**What to do**:
Print, word for word, every line from the beginning of the listing up to and including the line with "import seaborn as sns". Pictures are to be excluded.

**Data provided**:
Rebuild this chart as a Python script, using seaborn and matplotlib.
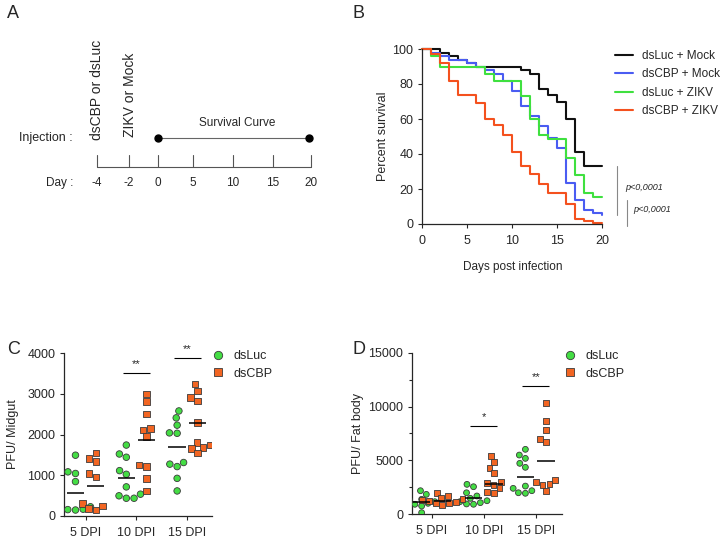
import numpy as np
import pandas as pd
import matplotlib
matplotlib.use('Agg')
import matplotlib.pyplot as plt
from matplotlib.lines import Line2D
import seaborn as sns

# ---- Panel B: survival (% alive from each day to the next) ----
days = list(range(21))
surv_luc_mock = [100, 100, 98, 96, 94, 92, 90, 90, 90, 90, 90, 88, 86, 77, 74, 69.5, 60, 41, 33, 33, 33]
surv_cbp_mock = [100, 98, 96, 94, 94, 92, 90, 88, 86, 82, 76, 67.5, 62, 56, 49, 43.5, 23.5, 13.5, 8, 6.5, 5]
surv_luc_zikv = [100, 96, 90, 90, 90, 90, 90, 86, 82, 82, 82, 73, 60, 51, 48.5, 48.5, 38, 28, 18, 15.5, 15.5]
surv_cbp_zikv = [100, 97, 92, 82, 74, 74, 69, 60, 56.5, 51, 41, 33, 28.5, 23, 18, 18, 11.5, 2.7, 1.5, 0.5, 0.5]
surv_groups = ['dsLuc + Mock', 'dsCBP + Mock', 'dsLuc + ZIKV', 'dsCBP + ZIKV']
surv_colors = ['#111111', '#4a5cf2', '#3fe03f', '#f4511e']
p_text = 'p<0,0001'

# ---- Panels C / D: PFU per tissue ----
dpi_labels = ['5 DPI', '10 DPI', '15 DPI']
treatments = ['dsLuc', 'dsCBP']

mg_luc_5 = [1490, 1080, 1040, 840, 260, 220, 180, 150, 140, 160]
mg_cbp_5 = [1540, 1410, 1330, 1040, 950, 300, 240, 180, 140]
mg_luc_10 = [1740, 1520, 1440, 1110, 1020, 710, 530, 490, 430, 430]
mg_cbp_10 = [3000, 2810, 2500, 2150, 2110, 1950, 1250, 1210, 920, 610]
mg_luc_15 = [2580, 2410, 2230, 2040, 2030, 1310, 1270, 1210, 920, 610]
mg_cbp_15 = [3240, 3070, 2910, 2820, 2300, 1800, 1740, 1680, 1660, 1550]
mg_mean_luc = [560, 940, 1680]
mg_mean_cbp = [740, 1870, 2280]
mg_sig = ['', '**', '**']
mg_sig_y = [0, 3520, 3880]

fb_luc_5 = [2190, 1850, 1480, 1390, 1330, 1170, 1020, 930, 770, 150]
fb_cbp_5 = [2000, 1700, 1480, 1390, 1330, 1260, 1170, 1080, 1020, 870]
fb_luc_10 = [2780, 2560, 2000, 1700, 1480, 1260, 1170, 1080, 960, 930]
fb_cbp_10 = [5440, 4880, 4320, 3860, 3020, 2880, 2720, 2410, 2100, 2000]
fb_luc_15 = [6030, 5500, 5190, 4730, 4360, 2620, 2410, 2190, 2000, 1950]
fb_cbp_15 = [10350, 8680, 7820, 6990, 6730, 3180, 2970, 2810, 2720, 2190]
fb_mean_luc = [1170, 1540, 3430]
fb_mean_cbp = [1260, 2810, 4940]
fb_sig = ['', '*', '**']
fb_sig_y = [0, 8160, 11900]

point_colors = {'dsLuc': '#44dd44', 'dsCBP': '#f26522'}
point_markers = {'dsLuc': 'o', 'dsCBP': 's'}

sns.set_style('ticks')
plt.rcParams['font.family'] = ['Liberation Sans', 'DejaVu Sans']
plt.rcParams['axes.linewidth'] = 0.9
plt.rcParams['xtick.major.width'] = 0.8
plt.rcParams['ytick.major.width'] = 0.8
plt.rcParams['xtick.major.size'] = 3
plt.rcParams['ytick.major.size'] = 3
plt.rcParams['xtick.labelsize'] = 9
plt.rcParams['ytick.labelsize'] = 9

W, H = 720, 538
fig = plt.figure(figsize=(7.2, 5.38), dpi=100)


def fx(px):
    return px / W


def fy(py):
    return 1 - py / H


# panel letters
for letter, (px, py) in zip('ABCD', [(7, 13), (352, 13), (7, 349), (352, 349)]):
    fig.text(fx(px), fy(py), letter, fontsize=13, ha='left', va='center')

# ---------------- Panel A: schematic ----------------
ax_a = fig.add_axes([0, 0.5, 0.5, 0.5])
ax_a.set_xlim(0, 360)
ax_a.set_ylim(269, 0)
ax_a.axis('off')
tl_labels = ['-4', '-2', '0', '5', '10', '15', '20']
tl_pos = [97, 129, 158, 193, 233, 273, 311]
ax_a.plot([tl_pos[0], tl_pos[-1]], [167, 167], color='#555555', lw=0.8)
for p, lab in zip(tl_pos, tl_labels):
    ax_a.plot([p, p], [155, 167], color='#555555', lw=0.8)
    ax_a.text(p, 183, lab, ha='center', va='center', fontsize=8.5)
ax_a.text(73, 183, 'Day :', ha='right', va='center', fontsize=8.5)
ax_a.text(73, 138, 'Injection :', ha='right', va='center', fontsize=9)
ax_a.plot([158, 309], [138, 138], color='#666666', lw=0.8)
ax_a.plot([158, 309], [138, 138], 'o', color='black', ms=5)
ax_a.text(237, 123, 'Survival Curve', ha='center', va='center', fontsize=8.5)
ax_a.text(97, 140, 'dsCBP or dsLuc', rotation=90, ha='center', va='bottom', fontsize=10)
ax_a.text(130, 137, 'ZIKV or Mock', rotation=90, ha='center', va='bottom', fontsize=10)

# ---------------- Panel B: survival curves ----------------
ax_b = fig.add_axes([fx(422.3), fy(224), fx(180), 175 / H])
surv = pd.DataFrame({
    'day': days * 4,
    'pct': surv_luc_mock + surv_cbp_mock + surv_luc_zikv + surv_cbp_zikv,
    'group': np.repeat(surv_groups, len(days)),
})
sns.lineplot(data=surv, x='day', y='pct', hue='group', hue_order=surv_groups,
             palette=surv_colors, drawstyle='steps-post', lw=1.5, ax=ax_b,
             clip_on=False)
ax_b.set_xlim(0, 20)
ax_b.set_ylim(0, 100)
ax_b.set_xticks([0, 5, 10, 15, 20])
ax_b.set_yticks([0, 20, 40, 60, 80, 100])
ax_b.set_xlabel('Days post infection', fontsize=8.5, labelpad=10)
ax_b.set_ylabel('Percent survival', fontsize=9, labelpad=2)
ax_b.tick_params(axis='x', pad=5)
sns.despine(ax=ax_b)
handles, labels = ax_b.get_legend_handles_labels()
ax_b.legend(handles, labels, loc='upper left', bbox_to_anchor=(fx(615), fy(50)),
            bbox_transform=fig.transFigure, frameon=False, fontsize=8.5,
            handlelength=1.5, handletextpad=0.75, labelspacing=0.55,
            borderpad=0, borderaxespad=0)
# log-rank brackets
fig.add_artist(Line2D([fx(617), fx(617)], [fy(166), fy(215)], color='#888888', lw=0.8))
fig.add_artist(Line2D([fx(627), fx(627)], [fy(200), fy(226)], color='#888888', lw=0.8))
fig.text(fx(625), fy(187), p_text, style='italic', fontsize=6.5, va='center')
fig.text(fx(633), fy(209), p_text, style='italic', fontsize=6.5, va='center')


# ---------------- Panels C and D ----------------
def pfu_frame(groups):
    rows = []
    for (day, treat), vals in groups.items():
        for v in vals:
            rows.append({'day': day, 'treat': treat, 'pfu': v})
    return pd.DataFrame(rows)


def dot_panel(ax, df, means_luc, means_cbp, sig, sig_y, size):
    for t in treatments:
        sns.swarmplot(data=df[df['treat'] == t], x='day', y='pfu', hue='treat',
                      order=dpi_labels, hue_order=treatments, dodge=True,
                      palette=point_colors, marker=point_markers[t], size=size,
                      edgecolor='#3a3a3a', linewidth=0.6, legend=False, ax=ax)
    pos = np.arange(len(dpi_labels))
    ax.hlines(means_luc, pos - 0.2 - 0.17, pos - 0.2 + 0.17, color='black', lw=1.1, zorder=5)
    ax.hlines(means_cbp, pos + 0.2 - 0.17, pos + 0.2 + 0.17, color='black', lw=1.1, zorder=5)
    for i, (s, y) in enumerate(zip(sig, sig_y)):
        if s:
            ax.hlines(y, i - 0.26, i + 0.26, color='black', lw=0.8)
            ax.annotate(s, (i, y), xytext=(0, 3), textcoords='offset points',
                        ha='center', va='bottom', fontsize=8)
    ax.set_xlabel('')
    ax.tick_params(axis='x', pad=5)
    sns.despine(ax=ax)
    legend_handles = [Line2D([], [], ls='none', marker=point_markers[t], ms=6,
                             mfc=point_colors[t], mec='#3a3a3a', mew=0.6)
                      for t in treatments]
    return legend_handles


mg = pfu_frame({
    ('5 DPI', 'dsLuc'): mg_luc_5, ('5 DPI', 'dsCBP'): mg_cbp_5,
    ('10 DPI', 'dsLuc'): mg_luc_10, ('10 DPI', 'dsCBP'): mg_cbp_10,
    ('15 DPI', 'dsLuc'): mg_luc_15, ('15 DPI', 'dsCBP'): mg_cbp_15,
})
fb = pfu_frame({
    ('5 DPI', 'dsLuc'): fb_luc_5, ('5 DPI', 'dsCBP'): fb_cbp_5,
    ('10 DPI', 'dsLuc'): fb_luc_10, ('10 DPI', 'dsCBP'): fb_cbp_10,
    ('15 DPI', 'dsLuc'): fb_luc_15, ('15 DPI', 'dsCBP'): fb_cbp_15,
})

ax_c = fig.add_axes([fx(64.3), fy(515.7), fx(147.4), 162.4 / H])
hc = dot_panel(ax_c, mg, mg_mean_luc, mg_mean_cbp, mg_sig, mg_sig_y, 4.7)
ax_c.set_xlim(-0.42, 2.48)
ax_c.set_ylim(0, 4000)
ax_c.set_yticks([0, 1000, 2000, 3000, 4000])
ax_c.set_ylabel('PFU/ Midgut', fontsize=9, labelpad=6)
ax_c.legend(hc, treatments, loc='upper left', bbox_to_anchor=(fx(212), fy(350)),
            bbox_transform=fig.transFigure, frameon=False, fontsize=9,
            handlelength=1.0, handletextpad=0.7, labelspacing=0.45,
            borderpad=0, borderaxespad=0)

ax_d = fig.add_axes([fx(412.3), fy(514.3), fx(149.4), 161.6 / H])
hd = dot_panel(ax_d, fb, fb_mean_luc, fb_mean_cbp, fb_sig, fb_sig_y, 4.2)
ax_d.set_xlim(-0.38, 2.5)
ax_d.set_ylim(0, 15000)
ax_d.set_yticks([0, 5000, 10000, 15000])
ax_d.set_yticks([2500, 7500, 12500], minor=True)
ax_d.tick_params(axis='y', which='minor', length=2, width=0.8)
ax_d.set_ylabel('PFU/ Fat body', fontsize=9, labelpad=3)
ax_d.legend(hd, treatments, loc='upper left', bbox_to_anchor=(fx(564), fy(350)),
            bbox_transform=fig.transFigure, frameon=False, fontsize=9,
            handlelength=1.0, handletextpad=0.7, labelspacing=0.45,
            borderpad=0, borderaxespad=0)

fig.savefig('out.png', dpi=100)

**Exercise result**:
Rebuild this chart as a Python script, using seaborn and matplotlib.
import numpy as np
import pandas as pd
import matplotlib
matplotlib.use('Agg')
import matplotlib.pyplot as plt
from matplotlib.lines import Line2D
import seaborn as sns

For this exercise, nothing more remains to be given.